* [Goal] Omit all images. Transcribe the rest of the material below exactly.

>> BEGIN Data segment

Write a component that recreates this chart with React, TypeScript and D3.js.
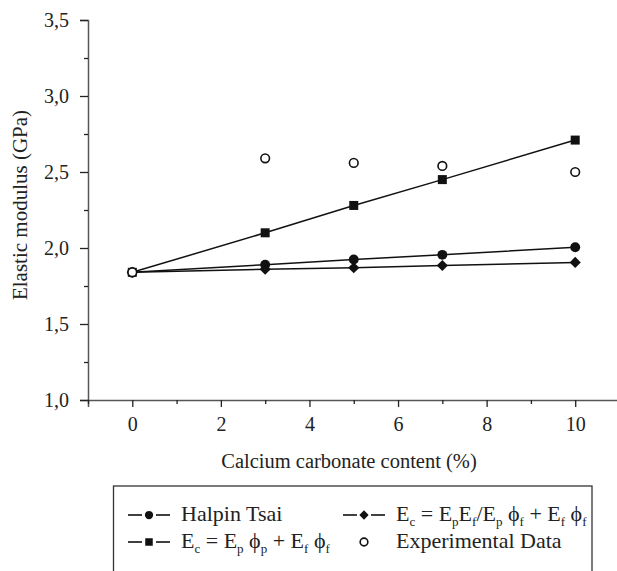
import { useRef, useEffect } from 'react';
import * as d3 from 'd3';

// calcium carbonate content (%)
const contents = [0, 3, 5, 7, 10];
// elastic modulus (GPa)
const halpinTsai = [1.84, 1.89, 1.925, 1.955, 2.005];
const ruleOfMixtures = [1.84, 2.1, 2.28, 2.45, 2.71];
const inverseRule = [1.84, 1.86, 1.87, 1.885, 1.905];
const experimental = [1.84, 2.59, 2.56, 2.54, 2.5];

const xTicks = [0, 2, 4, 6, 8, 10];
const xMinorTicks = [-1, 1, 3, 5, 7, 9, 11];
const yTicks = [1, 1.5, 2, 2.5, 3, 3.5];
const yMinorTicks = [1.25, 1.75, 2.25, 2.75, 3.25];

type Part = { t: string; sub?: boolean };
const legendItems: { marker: string; parts: Part[] }[] = [
    { marker: 'circle', parts: [{ t: 'Halpin Tsai' }] },
    {
        marker: 'diamond',
        parts: [
            { t: 'E' }, { t: 'c', sub: true }, { t: ' = E' }, { t: 'p', sub: true },
            { t: 'E' }, { t: 'f', sub: true }, { t: '/E' }, { t: 'p', sub: true },
            { t: ' \u03D5' }, { t: 'f', sub: true }, { t: ' + E' }, { t: 'f', sub: true },
            { t: ' \u03D5' }, { t: 'f', sub: true },
        ],
    },
    {
        marker: 'square',
        parts: [
            { t: 'E' }, { t: 'c', sub: true }, { t: ' = E' }, { t: 'p', sub: true },
            { t: ' \u03D5' }, { t: 'p', sub: true }, { t: ' + E' }, { t: 'f', sub: true },
            { t: ' \u03D5' }, { t: 'f', sub: true },
        ],
    },
    { marker: 'open', parts: [{ t: 'Experimental Data' }] },
];

const FONT = "'Liberation Serif', 'DejaVu Serif', serif";
const W = 617;
const H = 571;

export default function App() {
    const svgRef = useRef<SVGSVGElement>(null);

    useEffect(() => {
        if (!svgRef.current) return;
        const svg = d3.select(svgRef.current);
        svg.selectAll('*').remove();

        const x = d3.scaleLinear().domain([-1, 11]).range([88, 619.5]);
        const y = d3.scaleLinear().domain([1, 3.5]).range([400, 20]);
        const fmt = (v: number) => d3.format('.1f')(v).replace('.', ',');

        // axes
        const yAxis = svg.append('g').attr('transform', `translate(${x(-1)},0)`)
            .call(d3.axisLeft(y).tickValues(yTicks).tickFormat(d => fmt(d as number)).tickSizeOuter(0).tickSize(8).tickPadding(11));
        svg.append('g').attr('transform', `translate(${x(-1)},0)`)
            .call(d3.axisLeft(y).tickValues(yMinorTicks).tickFormat(() => '').tickSizeOuter(0).tickSize(4))
            .select('.domain').remove();
        const xAxis = svg.append('g').attr('transform', `translate(0,${y(1)})`)
            .call(d3.axisBottom(x).tickValues(xTicks).tickFormat(d => String(d)).tickSizeOuter(0).tickSize(7).tickPadding(10));
        svg.append('g').attr('transform', `translate(0,${y(1)})`)
            .call(d3.axisBottom(x).tickValues(xMinorTicks).tickFormat(() => '').tickSizeOuter(0).tickSize(4))
            .select('.domain').remove();

        [yAxis, xAxis].forEach(g => {
            g.attr('font-family', null).attr('font-size', null);
            g.select('.domain').attr('stroke', '#555').attr('stroke-width', 1.5);
            g.selectAll('text').style('font-family', FONT).style('font-size', '20px').attr('fill', '#222');
        });
        svg.selectAll('.tick line').attr('stroke', '#222').attr('stroke-width', 1.3);

        // axis titles
        svg.append('text')
            .attr('x', 349).attr('y', 468)
            .attr('text-anchor', 'middle')
            .style('font-family', FONT).style('font-size', '20.5px').attr('fill', '#222')
            .text('Calcium carbonate content (%)');
        svg.append('text')
            .attr('transform', 'translate(27,205) rotate(-90)')
            .attr('text-anchor', 'middle')
            .style('font-family', FONT).style('font-size', '21px').attr('fill', '#222')
            .text('Elastic modulus (GPa)');

        const line = d3.line<number>().x((_, i) => x(contents[i])).y(d => y(d));

        const drawMarker = (g: d3.Selection<any, any, any, any>, kind: string, cx: number, cy: number, s: number) => {
            if (kind === 'circle') {
                g.append('circle').attr('cx', cx).attr('cy', cy).attr('r', s * 0.55).attr('fill', '#111');
            } else if (kind === 'square') {
                g.append('rect').attr('x', cx - s / 2).attr('y', cy - s / 2).attr('width', s).attr('height', s).attr('fill', '#111');
            } else if (kind === 'diamond') {
                const r = s * 0.62;
                g.append('path').attr('d', `M${cx},${cy - r}L${cx + r},${cy}L${cx},${cy + r}L${cx - r},${cy}Z`).attr('fill', '#111');
            } else {
                g.append('circle').attr('cx', cx).attr('cy', cy).attr('r', s * 0.48).attr('fill', 'white').attr('stroke', '#111').attr('stroke-width', 1.6);
            }
        };

        const series = [
            { values: ruleOfMixtures, marker: 'square' },
            { values: halpinTsai, marker: 'circle' },
            { values: inverseRule, marker: 'diamond' },
        ];
        series.forEach(s => {
            svg.append('path').datum(s.values).attr('d', line).attr('fill', 'none').attr('stroke', '#111').attr('stroke-width', 1.5);
        });
        series.forEach(s => {
            const g = svg.append('g');
            s.values.forEach((v, i) => drawMarker(g, s.marker, x(contents[i]), y(v), 9));
        });
        const eg = svg.append('g');
        experimental.forEach((v, i) => drawMarker(eg, 'open', x(contents[i]), y(v), 9));

        // legend
        svg.append('rect')
            .attr('x', 113.5).attr('y', 486).attr('width', 478.5).attr('height', 95)
            .attr('fill', 'none').attr('stroke', '#333').attr('stroke-width', 1.3);

        const cols = [128, 343];
        const rows = [515, 542];
        legendItems.forEach((item, k) => {
            const lx = cols[k % 2];
            const ly = rows[Math.floor(k / 2)];
            const g = svg.append('g');
            if (item.marker !== 'open') {
                g.append('line').attr('x1', lx).attr('x2', lx + 14).attr('y1', ly).attr('y2', ly).attr('stroke', '#111').attr('stroke-width', 1.6);
                g.append('line').attr('x1', lx + 28).attr('x2', lx + 42).attr('y1', ly).attr('y2', ly).attr('stroke', '#111').attr('stroke-width', 1.6);
            }
            drawMarker(g, item.marker, lx + 21, ly, item.marker === 'open' ? 8 : 7.5);
            const text = g.append('text')
                .attr('x', lx + 53).attr('y', ly + 6)
                .style('font-family', FONT).style('font-size', '22px').attr('fill', '#222');
            item.parts.forEach(p => {
                text.append('tspan')
                    .attr('y', p.sub ? ly + 11 : ly + 6)
                    .style('font-size', p.sub ? '13px' : '22px')
                    .text(p.t);
            });
        });
    }, []);

    return (
        <svg
            ref={svgRef}
            width={W}
            height={H}
            style={{ position: 'absolute', left: 0, top: 0, background: 'white' }}
        />
    );
}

>> END Data segment

* [Output for this task]
Write a component that recreates this chart with React, TypeScript and D3.js.
import { useRef, useEffect } from 'react';
import * as d3 from 'd3';

// calcium carbonate content (%)
const contents = [0, 3, 5, 7, 10];
// elastic modulus (GPa)
const halpinTsai = [1.84, 1.89, 1.925, 1.955, 2.005];
const ruleOfMixtures = [1.84, 2.1, 2.28, 2.45, 2.71];
const inverseRule = [1.84, 1.86, 1.87, 1.885, 1.905];
const experimental = [1.84, 2.59, 2.56, 2.54, 2.5];

const xTicks = [0, 2, 4, 6, 8, 10];
const xMinorTicks = [-1, 1, 3, 5, 7, 9, 11];
const yTicks = [1, 1.5, 2, 2.5, 3, 3.5];
const yMinorTicks = [1.25, 1.75, 2.25, 2.75, 3.25];

type Part = { t: string; sub?: boolean };
const legendItems: { marker: string; parts: Part[] }[] = [
    { marker: 'circle', parts: [{ t: 'Halpin Tsai' }] },
    {
        marker: 'diamond',
        parts: [
            { t: 'E' }, { t: 'c', sub: true }, { t: ' = E' }, { t: 'p', sub: true },
            { t: 'E' }, { t: 'f', sub: true }, { t: '/E' }, { t: 'p', sub: true },
            { t: ' \u03D5' }, { t: 'f', sub: true }, { t: ' + E' }, { t: 'f', sub: true },
            { t: ' \u03D5' }, { t: 'f', sub: true },
        ],
    },
    {
        marker: 'square',
        parts: [
            { t: 'E' }, { t: 'c', sub: true }, { t: ' = E' }, { t: 'p', sub: true },
            { t: ' \u03D5' }, { t: 'p', sub: true }, { t: ' + E' }, { t: 'f', sub: true },
            { t: ' \u03D5' }, { t: 'f', sub: true },
        ],
    },
    { marker: 'open', parts: [{ t: 'Experimental Data' }] },
];

const FONT = "'Liberation Serif', 'DejaVu Serif', serif";
const W = 617;
const H = 571;

export default function App() {
    const svgRef = useRef<SVGSVGElement>(null);

    useEffect(() => {
        if (!svgRef.current) return;
        const svg = d3.select(svgRef.current);
        svg.selectAll('*').remove();

        const x = d3.scaleLinear().domain([-1, 11]).range([88, 619.5]);
        const y = d3.scaleLinear().domain([1, 3.5]).range([400, 20]);
        const fmt = (v: number) => d3.format('.1f')(v).replace('.', ',');

        // axes
        const yAxis = svg.append('g').attr('transform', `translate(${x(-1)},0)`)
            .call(d3.axisLeft(y).tickValues(yTicks).tickFormat(d => fmt(d as number)).tickSizeOuter(0).tickSize(8).tickPadding(11));
        svg.append('g').attr('transform', `translate(${x(-1)},0)`)
            .call(d3.axisLeft(y).tickValues(yMinorTicks).tickFormat(() => '').tickSizeOuter(0).tickSize(4))
            .select('.domain').remove();
        const xAxis = svg.append('g').attr('transform', `translate(0,${y(1)})`)
            .call(d3.axisBottom(x).tickValues(xTicks).tickFormat(d => String(d)).tickSizeOuter(0).tickSize(7).tickPadding(10));
        svg.append('g').attr('transform', `translate(0,${y(1)})`)
            .call(d3.axisBottom(x).tickValues(xMinorTicks).tickFormat(() => '').tickSizeOuter(0).tickSize(4))
            .select('.domain').remove();

        [yAxis, xAxis].forEach(g => {
            g.attr('font-family', null).attr('font-size', null);
            g.select('.domain').attr('stroke', '#555').attr('stroke-width', 1.5);
            g.selectAll('text').style('font-family', FONT).style('font-size', '20px').attr('fill', '#222');
        });
        svg.selectAll('.tick line').attr('stroke', '#222').attr('stroke-width', 1.3);

        // axis titles
        svg.append('text')
            .attr('x', 349).attr('y', 468)
            .attr('text-anchor', 'middle')
            .style('font-family', FONT).style('font-size', '20.5px').attr('fill', '#222')
            .text('Calcium carbonate content (%)');
        svg.append('text')
            .attr('transform', 'translate(27,205) rotate(-90)')
            .attr('text-anchor', 'middle')
            .style('font-family', FONT).style('font-size', '21px').attr('fill', '#222')
            .text('Elastic modulus (GPa)');

        const line = d3.line<number>().x((_, i) => x(contents[i])).y(d => y(d));

        const drawMarker = (g: d3.Selection<any, any, any, any>, kind: string, cx: number, cy: number, s: number) => {
            if (kind === 'circle') {
                g.append('circle').attr('cx', cx).attr('cy', cy).attr('r', s * 0.55).attr('fill', '#111');
            } else if (kind === 'square') {
                g.append('rect').attr('x', cx - s / 2).attr('y', cy - s / 2).attr('width', s).attr('height', s).attr('fill', '#111');
            } else if (kind === 'diamond') {
                const r = s * 0.62;
                g.append('path').attr('d', `M${cx},${cy - r}L${cx + r},${cy}L${cx},${cy + r}L${cx - r},${cy}Z`).attr('fill', '#111');
            } else {
                g.append('circle').attr('cx', cx).attr('cy', cy).attr('r', s * 0.48).attr('fill', 'white').attr('stroke', '#111').attr('stroke-width', 1.6);
            }
        };

        const series = [
            { values: ruleOfMixtures, marker: 'square' },
            { values: halpinTsai, marker: 'circle' },
            { values: inverseRule, marker: 'diamond' },
        ];
        series.forEach(s => {
            svg.append('path').datum(s.values).attr('d', line).attr('fill', 'none').attr('stroke', '#111').attr('stroke-width', 1.5);
        });
        series.forEach(s => {
            const g = svg.append('g');
            s.values.forEach((v, i) => drawMarker(g, s.marker, x(contents[i]), y(v), 9));
        });
        const eg = svg.append('g');
        experimental.forEach((v, i) => drawMarker(eg, 'open', x(contents[i]), y(v), 9));

        // legend
        svg.append('rect')
            .attr('x', 113.5).attr('y', 486).attr('width', 478.5).attr('height', 95)
            .attr('fill', 'none').attr('stroke', '#333').attr('stroke-width', 1.3);

        const cols = [128, 343];
        const rows = [515, 542];
        legendItems.forEach((item, k) => {
            const lx = cols[k % 2];
            const ly = rows[Math.floor(k / 2)];
            const g = svg.append('g');
            if (item.marker !== 'open') {
                g.append('line').attr('x1', lx).attr('x2', lx + 14).attr('y1', ly).attr('y2', ly).attr('stroke', '#111').attr('stroke-width', 1.6);
                g.append('line').attr('x1', lx + 28).attr('x2', lx + 42).attr('y1', ly).attr('y2', ly).attr('stroke', '#111').attr('stroke-width', 1.6);
            }
            drawMarker(g, item.marker, lx + 21, ly, item.marker === 'open' ? 8 : 7.5);
            const text = g.append('text')
                .attr('x', lx + 53).attr('y', ly + 6)
                .style('font-family', FONT).style('font-size', '22px').attr('fill', '#222');
            item.parts.forEach(p => {
                text.append('tspan')
                    .attr('y', p.sub ? ly + 11 : ly + 6)
                    .style('font-size', p.sub ? '13px' : '22px')
                    .text(p.t);
            });
        });
    }, []);

    return (
        <svg
            ref={svgRef}
            width={W}
            height={H}
            style={{ position: 'absolute', left: 0, top: 0, background: 'white' }}
        />
    );
}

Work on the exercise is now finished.